**COLLECTED DATA**
========================
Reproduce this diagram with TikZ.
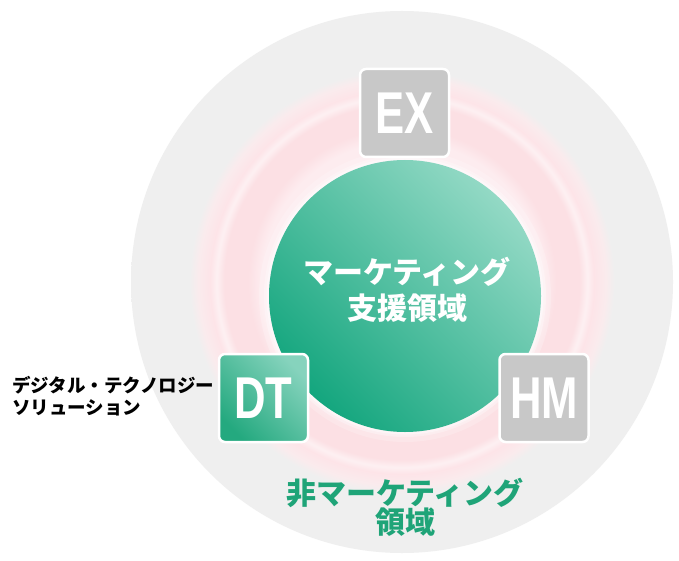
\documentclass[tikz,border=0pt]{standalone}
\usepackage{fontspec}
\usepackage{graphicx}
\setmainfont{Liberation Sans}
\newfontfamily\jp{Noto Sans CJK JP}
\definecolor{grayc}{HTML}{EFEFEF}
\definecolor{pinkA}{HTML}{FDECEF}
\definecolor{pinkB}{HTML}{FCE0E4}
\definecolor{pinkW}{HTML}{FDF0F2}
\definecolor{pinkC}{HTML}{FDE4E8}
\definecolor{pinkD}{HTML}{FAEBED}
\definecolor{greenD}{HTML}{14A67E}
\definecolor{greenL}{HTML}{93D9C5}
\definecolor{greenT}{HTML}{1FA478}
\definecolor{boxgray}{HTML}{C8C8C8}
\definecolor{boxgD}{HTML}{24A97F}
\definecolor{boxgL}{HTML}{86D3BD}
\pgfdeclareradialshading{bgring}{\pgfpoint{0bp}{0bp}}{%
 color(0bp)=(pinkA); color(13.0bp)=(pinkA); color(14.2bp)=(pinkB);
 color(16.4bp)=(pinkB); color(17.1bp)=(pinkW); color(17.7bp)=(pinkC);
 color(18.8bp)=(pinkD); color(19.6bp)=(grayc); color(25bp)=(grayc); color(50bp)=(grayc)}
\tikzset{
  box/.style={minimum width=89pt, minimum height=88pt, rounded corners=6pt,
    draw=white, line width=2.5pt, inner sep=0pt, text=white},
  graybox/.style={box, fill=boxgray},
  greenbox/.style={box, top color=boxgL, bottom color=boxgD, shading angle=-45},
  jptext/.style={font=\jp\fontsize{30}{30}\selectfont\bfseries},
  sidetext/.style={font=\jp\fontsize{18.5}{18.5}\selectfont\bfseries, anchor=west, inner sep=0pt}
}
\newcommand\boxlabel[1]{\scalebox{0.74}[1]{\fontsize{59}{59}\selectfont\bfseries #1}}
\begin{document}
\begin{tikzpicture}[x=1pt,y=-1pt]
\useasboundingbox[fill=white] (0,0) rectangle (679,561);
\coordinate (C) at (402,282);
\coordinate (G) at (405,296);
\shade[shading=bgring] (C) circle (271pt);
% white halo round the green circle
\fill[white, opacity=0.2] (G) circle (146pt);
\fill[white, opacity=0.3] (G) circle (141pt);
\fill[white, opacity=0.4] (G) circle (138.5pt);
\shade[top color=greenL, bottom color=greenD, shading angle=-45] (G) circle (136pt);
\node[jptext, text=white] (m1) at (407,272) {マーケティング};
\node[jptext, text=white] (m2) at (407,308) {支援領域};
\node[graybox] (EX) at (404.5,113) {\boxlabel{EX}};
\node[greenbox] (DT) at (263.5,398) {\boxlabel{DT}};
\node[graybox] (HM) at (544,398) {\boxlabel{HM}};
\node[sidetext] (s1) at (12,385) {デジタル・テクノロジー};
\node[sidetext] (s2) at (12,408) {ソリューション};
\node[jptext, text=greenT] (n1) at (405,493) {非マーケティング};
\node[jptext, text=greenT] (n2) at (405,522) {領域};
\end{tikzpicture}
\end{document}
========================
**WRITTEN TASK**
Without the pictures, copy the material exactly as given.

**RESULT**
Reproduce this diagram with TikZ.
\documentclass[tikz,border=0pt]{standalone}
\usepackage{fontspec}
\usepackage{graphicx}
\setmainfont{Liberation Sans}
\newfontfamily\jp{Noto Sans CJK JP}
\definecolor{grayc}{HTML}{EFEFEF}
\definecolor{pinkA}{HTML}{FDECEF}
\definecolor{pinkB}{HTML}{FCE0E4}
\definecolor{pinkW}{HTML}{FDF0F2}
\definecolor{pinkC}{HTML}{FDE4E8}
\definecolor{pinkD}{HTML}{FAEBED}
\definecolor{greenD}{HTML}{14A67E}
\definecolor{greenL}{HTML}{93D9C5}
\definecolor{greenT}{HTML}{1FA478}
\definecolor{boxgray}{HTML}{C8C8C8}
\definecolor{boxgD}{HTML}{24A97F}
\definecolor{boxgL}{HTML}{86D3BD}
\pgfdeclareradialshading{bgring}{\pgfpoint{0bp}{0bp}}{%
 color(0bp)=(pinkA); color(13.0bp)=(pinkA); color(14.2bp)=(pinkB);
 color(16.4bp)=(pinkB); color(17.1bp)=(pinkW); color(17.7bp)=(pinkC);
 color(18.8bp)=(pinkD); color(19.6bp)=(grayc); color(25bp)=(grayc); color(50bp)=(grayc)}
\tikzset{
  box/.style={minimum width=89pt, minimum height=88pt, rounded corners=6pt,
    draw=white, line width=2.5pt, inner sep=0pt, text=white},
  graybox/.style={box, fill=boxgray},
  greenbox/.style={box, top color=boxgL, bottom color=boxgD, shading angle=-45},
  jptext/.style={font=\jp\fontsize{30}{30}\selectfont\bfseries},
  sidetext/.style={font=\jp\fontsize{18.5}{18.5}\selectfont\bfseries, anchor=west, inner sep=0pt}
}
\newcommand\boxlabel[1]{\scalebox{0.74}[1]{\fontsize{59}{59}\selectfont\bfseries #1}}
\begin{document}
\begin{tikzpicture}[x=1pt,y=-1pt]
\useasboundingbox[fill=white] (0,0) rectangle (679,561);
\coordinate (C) at (402,282);
\coordinate (G) at (405,296);
\shade[shading=bgring] (C) circle (271pt);
% white halo round the green circle
\fill[white, opacity=0.2] (G) circle (146pt);
\fill[white, opacity=0.3] (G) circle (141pt);
\fill[white, opacity=0.4] (G) circle (138.5pt);
\shade[top color=greenL, bottom color=greenD, shading angle=-45] (G) circle (136pt);
\node[jptext, text=white] (m1) at (407,272) {マーケティング};
\node[jptext, text=white] (m2) at (407,308) {支援領域};
\node[graybox] (EX) at (404.5,113) {\boxlabel{EX}};
\node[greenbox] (DT) at (263.5,398) {\boxlabel{DT}};
\node[graybox] (HM) at (544,398) {\boxlabel{HM}};
\node[sidetext] (s1) at (12,385) {デジタル・テクノロジー};
\node[sidetext] (s2) at (12,408) {ソリューション};
\node[jptext, text=greenT] (n1) at (405,493) {非マーケティング};
\node[jptext, text=greenT] (n2) at (405,522) {領域};
\end{tikzpicture}
\end{document}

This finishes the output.